Taking part in one or more of the many 12-Step meetings that are available across the country is a great way to connect with people in your community who know where you are coming from in terms of addiction and sobriety and similarly working to stay sober as well.
It has proven to be such an effective tool for helping people to remain sober for the long-term that many drug rehab programs incorporate 12-Step meetings into their treatment structure. This not only helps people to benefit from the group’s support but also to get people started on the 12-Step program so when they transition into independent living, these meetings will feel familiar and supportive.
One part of the program that has proven to be effective for attendees is taking part in the sponsor-sponsee relationship. Having a sponsor, especially early on in your 12-Step participation, can provide you with a number of benefits, but these relationships are not necessarily for everyone nor are they necessary to get everything you need out of the 12-Step program.
Would you benefit from having a 12-Step sponsor?
Connecting with a Sponsor
What exactly a sponsor will do for you and with you will vary depending upon the individual. In many cases, however, a sponsor should:
- Help you work through each of the 12-Steps, offering guidance and support along the way
- Meet up to attend at least one meeting per week together
- Meet with you on occasion over coffee to work on the steps or discuss any questions or challenges you may have in sobriety
- Be available to you via phone should you feel you are in crisis and about to relapse
Some sponsors will meet with you more frequently or personally come to meet you if you are concerned you will relapse, no matter what time of day or night. None of these things are required, however, and it is up to you and your sponsor to determine what works best for you.
What a Sponsor Is Not
In addition to all that a sponsor can do for you, it is important to note all the things that a sponsor is not as well. For example, your sponsor is not:
- Your therapist: Though it is a blurry line when you are talking about personal issues that you face in recovery, it is one thing to talk to your sponsor about the things that have been happening that led up to you feeling like you were going to drink, and it is another to endlessly rant about all the things your roommate is doing to irritate you.
- Your lover: Having a romantic relationship of any kind with your sponsor puts your sobriety in danger.

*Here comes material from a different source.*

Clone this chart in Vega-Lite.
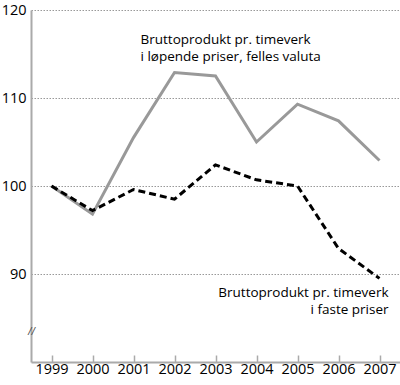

It is not appropriate under any circumstance.
- Your best friend: You may eventually develop a friendship of sorts with your sponsor but it is not appropriate for someone who already knows you well and has a personal relationship with you to also be your sponsor.

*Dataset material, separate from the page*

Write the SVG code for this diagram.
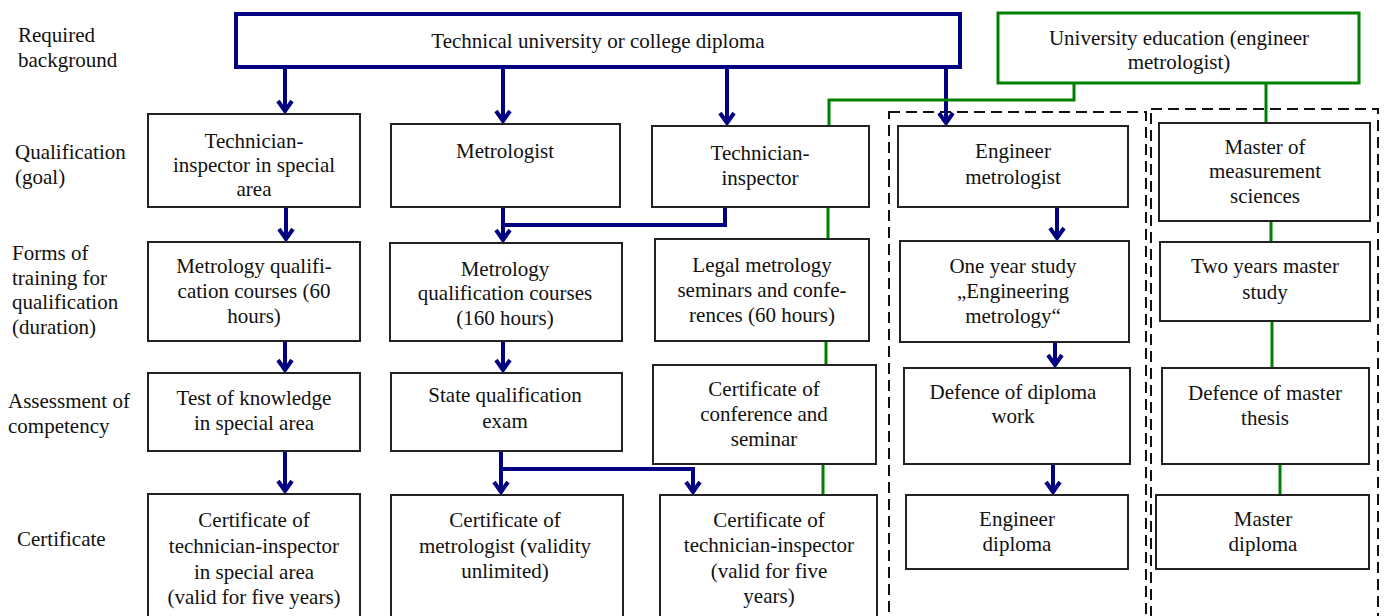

- Your ex–anything: If you have a history with some – an ex-romantic interest, ex-boss, ex-running partner, ex-friend, ex-someone-who-used-to-run-in-your-circle – it’s better not to have them as a sponsor.
It is a good idea to start fresh with someone you don’t know but someone you respect who has a lot of “clean time” in recovery.

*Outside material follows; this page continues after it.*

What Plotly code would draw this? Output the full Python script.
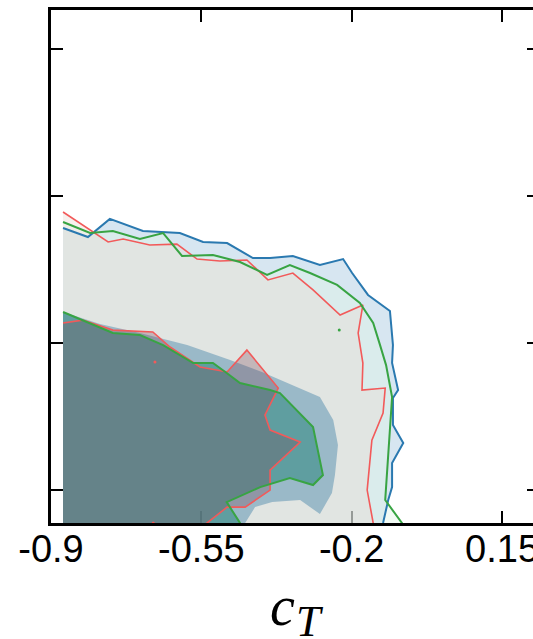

Benefits of a 12-Step Sponsor
Many find a great deal of personalized support and encouragement when they meet regularly with a 12-Step sponsor. Depending on the individual and the situation, possible benefits of this setup can include:
- The guidance of someone who has been where you are and heard the stories of hundreds of people who made it work – as well as those who did not
- Accountability for your actions – that is, someone who will notice and say something if you relapse
- A regular meeting time that will keep you actively engaged with your recovery
- Someone to call when you feel like you might relapse or you need someone to talk you through a tough time
Connecting with a Sponsor
When you attend some meetings, at a certain point, the speaker may ask that any in attendance who are interested in taking on sponsees raise their hands. If you see someone you would like to work with raise their hand at this time, you can approach them on a break or after a meeting and ask them if they would be interested in working with you or, if not, then if they know of someone who would.
If you attend meetings where this offer is not made, you can raise your hand and share with the group that you are looking for a sponsor. Though no one will respond to you at this time, someone may come up to you at the break and let you know they can help you if you are interested or give the number of someone who can.
Is a 12-Step Sponsor a Good Idea for You?
You cannot know for sure whether or not you will benefit from having a sponsor until you try. And remember that they are all called “temporary” sponsors because neither of you is obligated to take part in the relationship for any length of time. You could have someone as your sponsor for 10 minutes or 10 years – they will all still be called “temporary” sponsors.
Are you interested in working with someone as you go through the steps? Do you have questions that you would like definitive answers to? Are you willing to test someone out and see if it works before making a commitment? Do you feel like you can walk away if things don’t seem to be a good fit? Maybe a 12-Step sponsor is a good choice for you.